## Collected data
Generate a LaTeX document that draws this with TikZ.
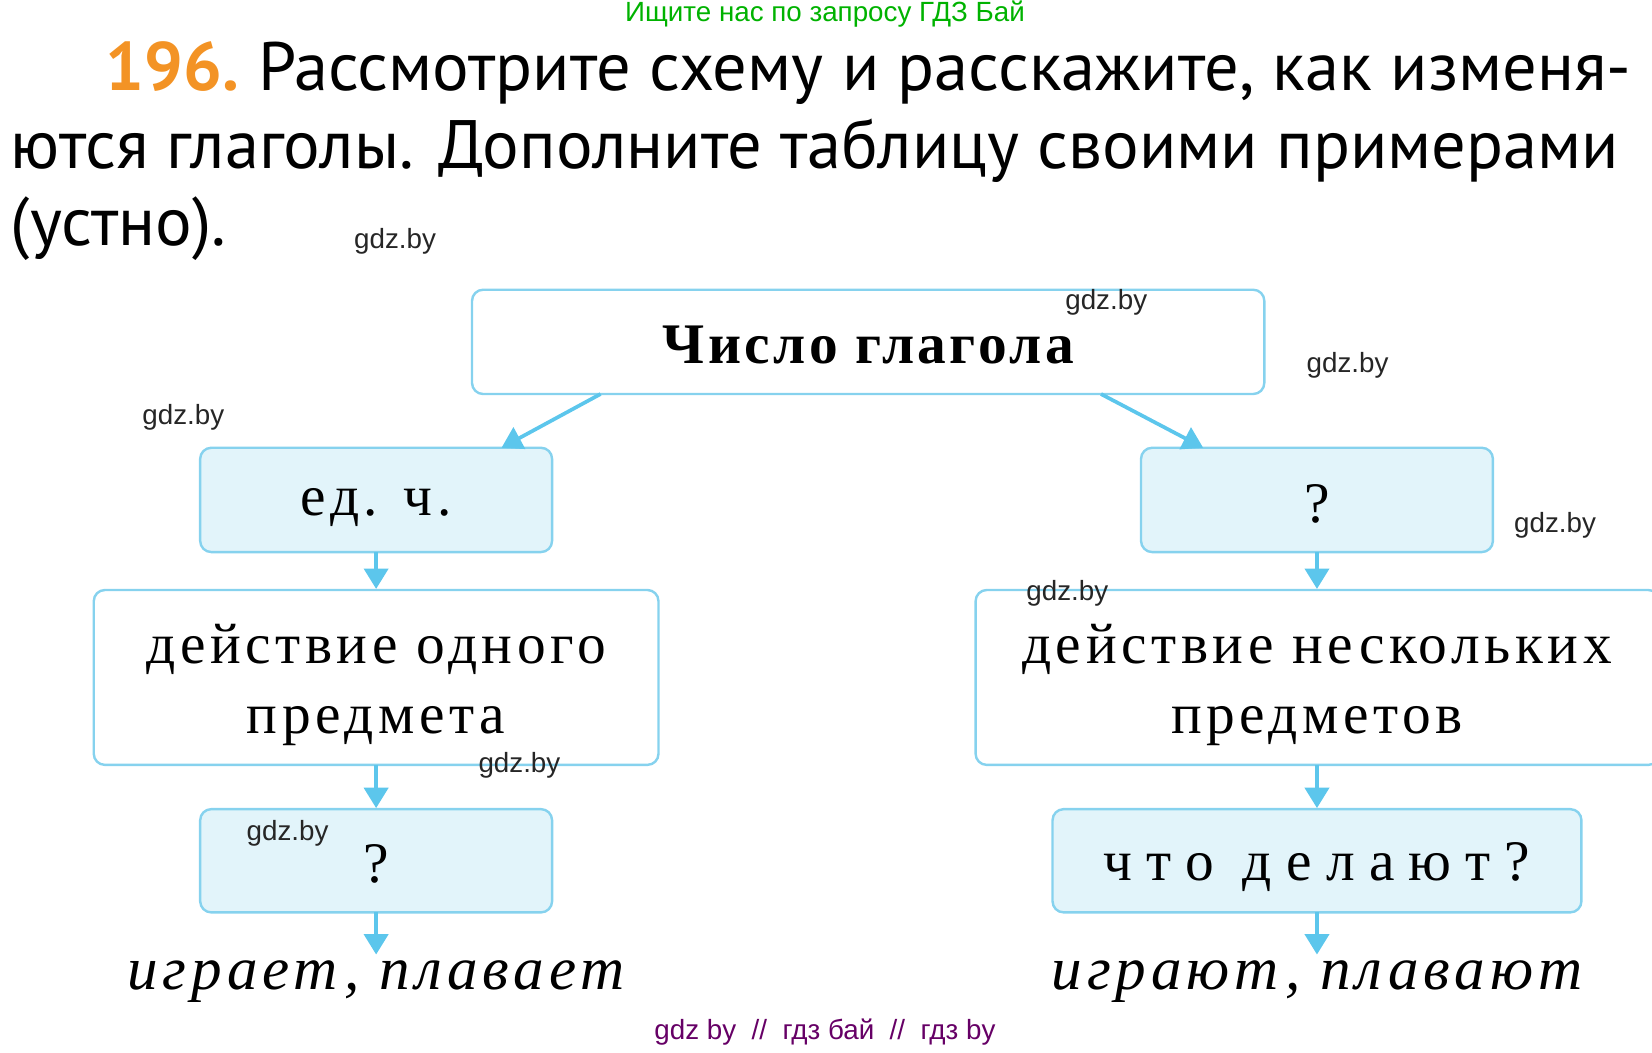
\documentclass[tikz,border=0pt]{standalone}
\usepackage{fontspec}
\setmainfont{Liberation Serif}
\newfontfamily\hdr{PT Sans}
\newfontfamily\wm{Liberation Sans}
\newfontfamily\boxf[LetterSpace=8]{Liberation Serif}
\newfontfamily\boxw[LetterSpace=25]{Liberation Serif}
\newfontfamily\boxb[LetterSpace=6]{Liberation Serif}
\usetikzlibrary{arrows.meta}
\definecolor{bord}{HTML}{86D2EE}
\definecolor{fillb}{HTML}{E2F4FA}
\definecolor{arr}{HTML}{5CC6EC}
\definecolor{org}{HTML}{F39325}
\tikzset{
 bx/.style={draw=bord,line width=1.3pt,rounded corners=6pt},
 fb/.style={bx,fill=fillb},
 ar/.style={draw=arr,line width=2pt,-{Triangle[length=11pt,width=13pt]}},
 wmk/.style={font=\wm\fontsize{15}{18}\selectfont,text=black!85},
 btxt/.style={font=\boxf\fontsize{31}{38}\selectfont,align=center},
 itxt/.style={font=\boxf\itshape\fontsize{33}{38}\selectfont}
}
\begin{document}
\begin{tikzpicture}[x=0.02cm,y=-0.02cm]
\useasboundingbox (0,0) rectangle (1568,999);
\node[text=green!70!black,font=\wm\fontsize{15}{18}\selectfont] (top) at (783,13) {Ищите нас по запросу ГДЗ Бай};
\node[anchor=base west,inner sep=0,font=\hdr\bfseries\fontsize{37}{41}\selectfont,text=org] (num) at (100,86) {196.};
\node[anchor=base west,inner sep=0,font=\hdr\fontsize{37}{41}\selectfont] (l1) at (245,86) {Рассмотрите схему и расскажите, как изменя-};
\node[anchor=base west,inner sep=0,font=\hdr\fontsize{37}{41}\selectfont] (l2) at (10,160) {ются глаголы. Дополните таблицу своими примерами};
\node[anchor=base west,inner sep=0,font=\hdr\fontsize{37}{41}\selectfont] (l3) at (10,233) {(устно).};

\draw[bx] (448,275) rectangle (1200,374);
\node[font=\boxb\bfseries\fontsize{31}{36}\selectfont] (t) at (824,327) {Число глагола};
\draw[fb] (190,425) rectangle (524,524);
\node[btxt] (ed) at (357,482) {ед. ч.};
\draw[fb] (1083,425) rectangle (1417,524);
\node[btxt] (q1) at (1250,478) {?};
\draw[bx] (89,560) rectangle (625,726);
\node[btxt] (d1) at (357,650) {действие одного\\предмета};
\draw[bx] (926,560) rectangle (1575,726);
\node[btxt] (d2) at (1250,650) {действие нескольких\\предметов};
\draw[fb] (190,768) rectangle (524,866);
\node[btxt] (q2) at (357,820) {?};
\draw[fb] (999,768) rectangle (1501,866);
\node[font=\boxw\fontsize{31}{38}\selectfont] (w) at (1250,823) {что делают?};
\node[itxt] (e1) at (357,932) {играет, плавает};
\node[itxt] (e2) at (1250,932) {играют, плавают};

\coordinate (a1) at (570,374); \coordinate (b1) at (476,425);
\coordinate (a2) at (1045,374); \coordinate (b2) at (1142,425);
\draw[ar] (a1) -- (b1);
\draw[ar] (a2) -- (b2);
\foreach \x in {357,1250}{
 \draw[ar] (\x,524) -- (\x,559);
 \draw[ar] (\x,726) -- (\x,767);
 \draw[ar] (\x,866) -- (\x,906);
}
\node[wmk] (g1) at (375,229) {gdz.by};
\node[wmk] (g2) at (1050,287) {gdz.by};
\node[wmk] (g3) at (1279,347) {gdz.by};
\node[wmk] (g4) at (174,396) {gdz.by};
\node[wmk] (g5) at (1476,499) {gdz.by};
\node[wmk] (g6) at (1013,563) {gdz.by};
\node[wmk] (g7) at (493,726) {gdz.by};
\node[wmk] (g8) at (273,791) {gdz.by};
\node[text=violet!80!black,font=\wm\fontsize{15}{18}\selectfont] (bot) at (783,980) {gdz by \ // \ гдз бай \ // \ гдз by};
\end{tikzpicture}
\end{document}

## Exercise task
Copy nothing but the lines from the top of the data down to the line containing "(l3) at (10,233)", and leave the pictures out.

## Reply
Generate a LaTeX document that draws this with TikZ.
\documentclass[tikz,border=0pt]{standalone}
\usepackage{fontspec}
\setmainfont{Liberation Serif}
\newfontfamily\hdr{PT Sans}
\newfontfamily\wm{Liberation Sans}
\newfontfamily\boxf[LetterSpace=8]{Liberation Serif}
\newfontfamily\boxw[LetterSpace=25]{Liberation Serif}
\newfontfamily\boxb[LetterSpace=6]{Liberation Serif}
\usetikzlibrary{arrows.meta}
\definecolor{bord}{HTML}{86D2EE}
\definecolor{fillb}{HTML}{E2F4FA}
\definecolor{arr}{HTML}{5CC6EC}
\definecolor{org}{HTML}{F39325}
\tikzset{
 bx/.style={draw=bord,line width=1.3pt,rounded corners=6pt},
 fb/.style={bx,fill=fillb},
 ar/.style={draw=arr,line width=2pt,-{Triangle[length=11pt,width=13pt]}},
 wmk/.style={font=\wm\fontsize{15}{18}\selectfont,text=black!85},
 btxt/.style={font=\boxf\fontsize{31}{38}\selectfont,align=center},
 itxt/.style={font=\boxf\itshape\fontsize{33}{38}\selectfont}
}
\begin{document}
\begin{tikzpicture}[x=0.02cm,y=-0.02cm]
\useasboundingbox (0,0) rectangle (1568,999);
\node[text=green!70!black,font=\wm\fontsize{15}{18}\selectfont] (top) at (783,13) {Ищите нас по запросу ГДЗ Бай};
\node[anchor=base west,inner sep=0,font=\hdr\bfseries\fontsize{37}{41}\selectfont,text=org] (num) at (100,86) {196.};
\node[anchor=base west,inner sep=0,font=\hdr\fontsize{37}{41}\selectfont] (l1) at (245,86) {Рассмотрите схему и расскажите, как изменя-};
\node[anchor=base west,inner sep=0,font=\hdr\fontsize{37}{41}\selectfont] (l2) at (10,160) {ются глаголы. Дополните таблицу своими примерами};
\node[anchor=base west,inner sep=0,font=\hdr\fontsize{37}{41}\selectfont] (l3) at (10,233) {(устно).};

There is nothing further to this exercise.